When we describe something, we mention its features and characteristics: how big it is, what colour it is, how old it is, or how it looks.

Descriptive statistics tries to do something similar: it involves choosing a sample (or group) you are interested in, recording information about it, and then using summary statistics to describe its properties or characteristics. These characteristics of the sample are called variables. Some examples of variables are gender, temperature, height, serum blood glucose, etc. Just as Alyssa mentions in her post, they can be classified in nominal, ordinal, or numerical variables.

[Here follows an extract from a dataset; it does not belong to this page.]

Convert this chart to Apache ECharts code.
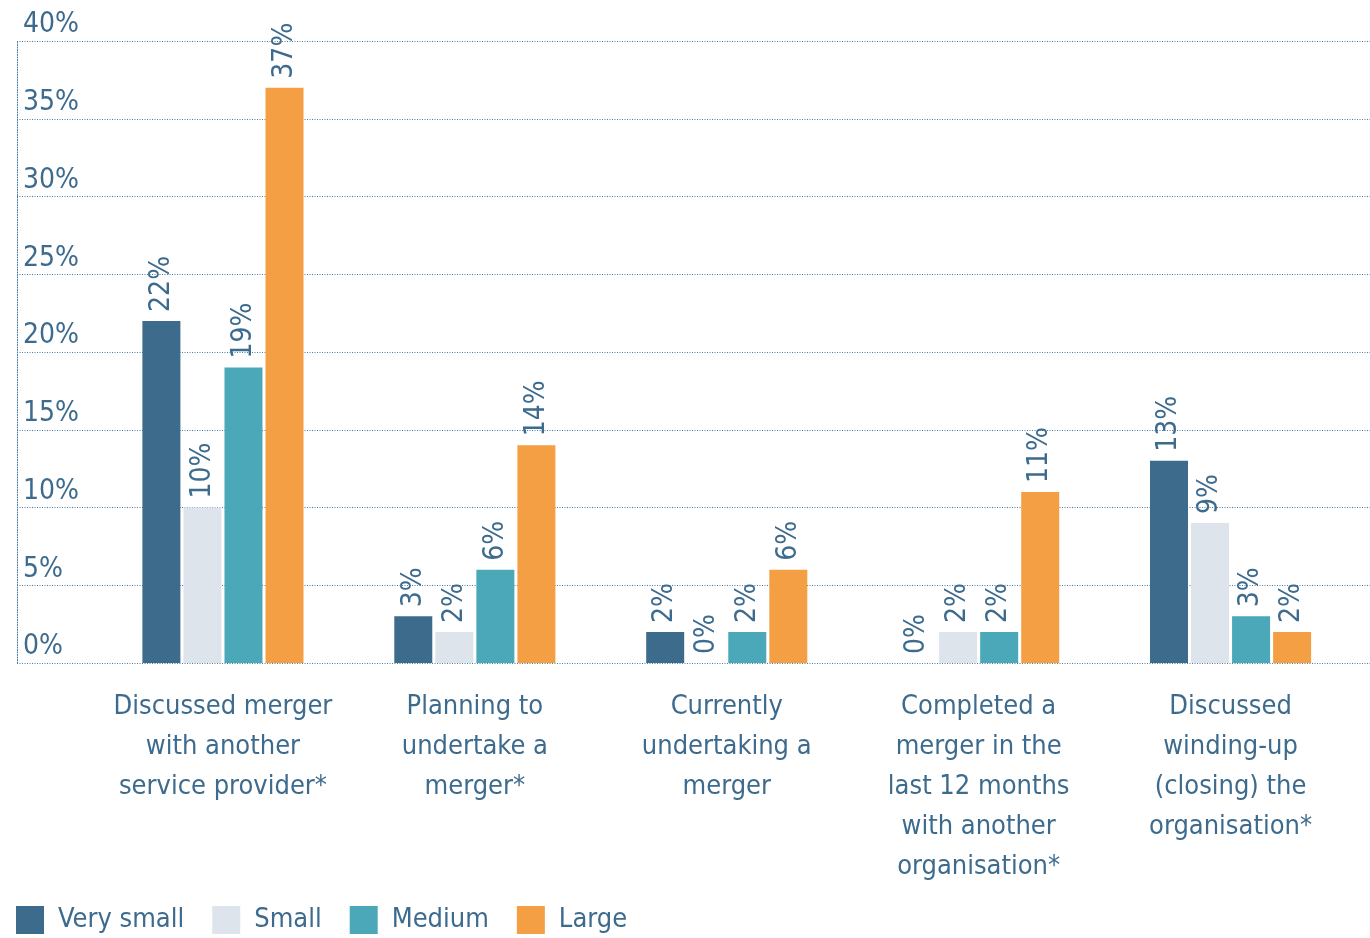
<!DOCTYPE html>
<html>
<head>
<meta charset="utf-8">
<script src="https://cdn.jsdelivr.net/npm/echarts@6/dist/echarts.min.js"></script>
<style>
  html, body { margin: 0; padding: 0; background: #fff; }
  #chart { width: 1370px; height: 938px; }
</style>
</head>
<body>
<div id="chart"></div>
<script>
// categories and values
const categories = [
  "Discussed merger\nwith another\nservice provider*",
  "Planning to\nundertake a\nmerger*",
  "Currently\nundertaking a\nmerger",
  "Completed a\nmerger in the\nlast 12 months\nwith another\norganisation*",
  "Discussed\nwinding-up\n(closing) the\norganisation*"
];
const verySmall = [22, 3, 2, 0, 13];
const small = [10, 2, 0, 2, 9];
const medium = [19, 6, 2, 2, 3];
const large = [37, 14, 6, 11, 2];

const seriesNames = ["Very small", "Small", "Medium", "Large"];
const colors = ["#3d6b8c", "#dde4ec", "#4aa8b8", "#f59f45"];
const textColor = "#3d6b8e";
const font = "'DejaVu Sans Condensed', 'Liberation Sans Narrow', sans-serif";

const chart = echarts.init(document.getElementById("chart"));

function barSeries(name, data, color) {
  return {
    name: name,
    type: "bar",
    xAxisIndex: 1,
    yAxisIndex: 1,
    data: data,
    barWidth: 38,
    barGap: "8%",
    itemStyle: { color: color },
    label: {
      show: true,
      position: "top",
      rotate: 90,
      align: "left",
      verticalAlign: "middle",
      distance: 9,
      formatter: "{c}%",
      color: textColor,
      fontSize: 28,
      fontFamily: font
    }
  };
}

chart.setOption({
  animation: false,
  color: colors,
  textStyle: { fontFamily: font },
  legend: {
    left: 16,
    top: 906,
    padding: 0,
    itemWidth: 28,
    itemHeight: 28,
    itemGap: 28,
    icon: "rect",
    textStyle: { color: textColor, fontSize: 27, fontFamily: font, padding: [6, 0, 0, 9] },
    data: seriesNames
  },
  grid: [
    { left: 17, right: 0, top: 41, bottom: 275 },
    { left: 97, right: 13.5, top: 41, bottom: 275 }
  ],
  xAxis: [
    { gridIndex: 0, type: "value", min: 0, max: 1, show: false },
    {
      gridIndex: 1,
      type: "category",
      data: categories,
      axisLine: { show: false },
      axisTick: { show: false },
      axisLabel: {
        color: textColor,
        fontSize: 27,
        lineHeight: 40,
        margin: 24,
        fontFamily: font,
        interval: 0
      }
    }
  ],
  yAxis: [
    {
      gridIndex: 0,
      type: "value",
      min: 0,
      max: 40,
      interval: 5,
      axisLine: { show: true, lineStyle: { color: "#4a7aa0", type: [1, 1.5], width: 1 } },
      axisTick: { show: false },
      splitLine: { show: true, lineStyle: { color: "#4a7aa0", type: [1, 1.5], width: 1 } },
      axisLabel: {
        inside: true,
        margin: 6,
        align: "left",
        verticalAlign: "bottom",
        padding: [0, 0, 2, 0],
        color: textColor,
        fontSize: 28,
        fontFamily: font,
        formatter: "{value}%"
      }
    },
    { gridIndex: 1, type: "value", min: 0, max: 40, interval: 5, show: false, splitLine: { show: false } }
  ],
  series: [
    barSeries(seriesNames[0], verySmall, colors[0]),
    barSeries(seriesNames[1], small, colors[1]),
    barSeries(seriesNames[2], medium, colors[2]),
    barSeries(seriesNames[3], large, colors[3])
  ]
});
</script>
</body>
</html>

We can use data tables to describe the sample and the variables we are interested in. The following is an example of a data table. It describes the number of students from various majors who enrolled in a class and how many of them passed the class. Note that there is no attempt to draw conclusions here about a larger sample. The aim is simply to describe the data from the sample you have.

Once the data have been arranged in a table, descriptive statistics also makes use of graphics.

Finally, as a way of synthesizing all this prior information, descriptive statistics uses measures of central tendency (mean, median and mode) and measures of variability such as range, quartiles, variance and standard deviation. These measures can give us an overview of our sample.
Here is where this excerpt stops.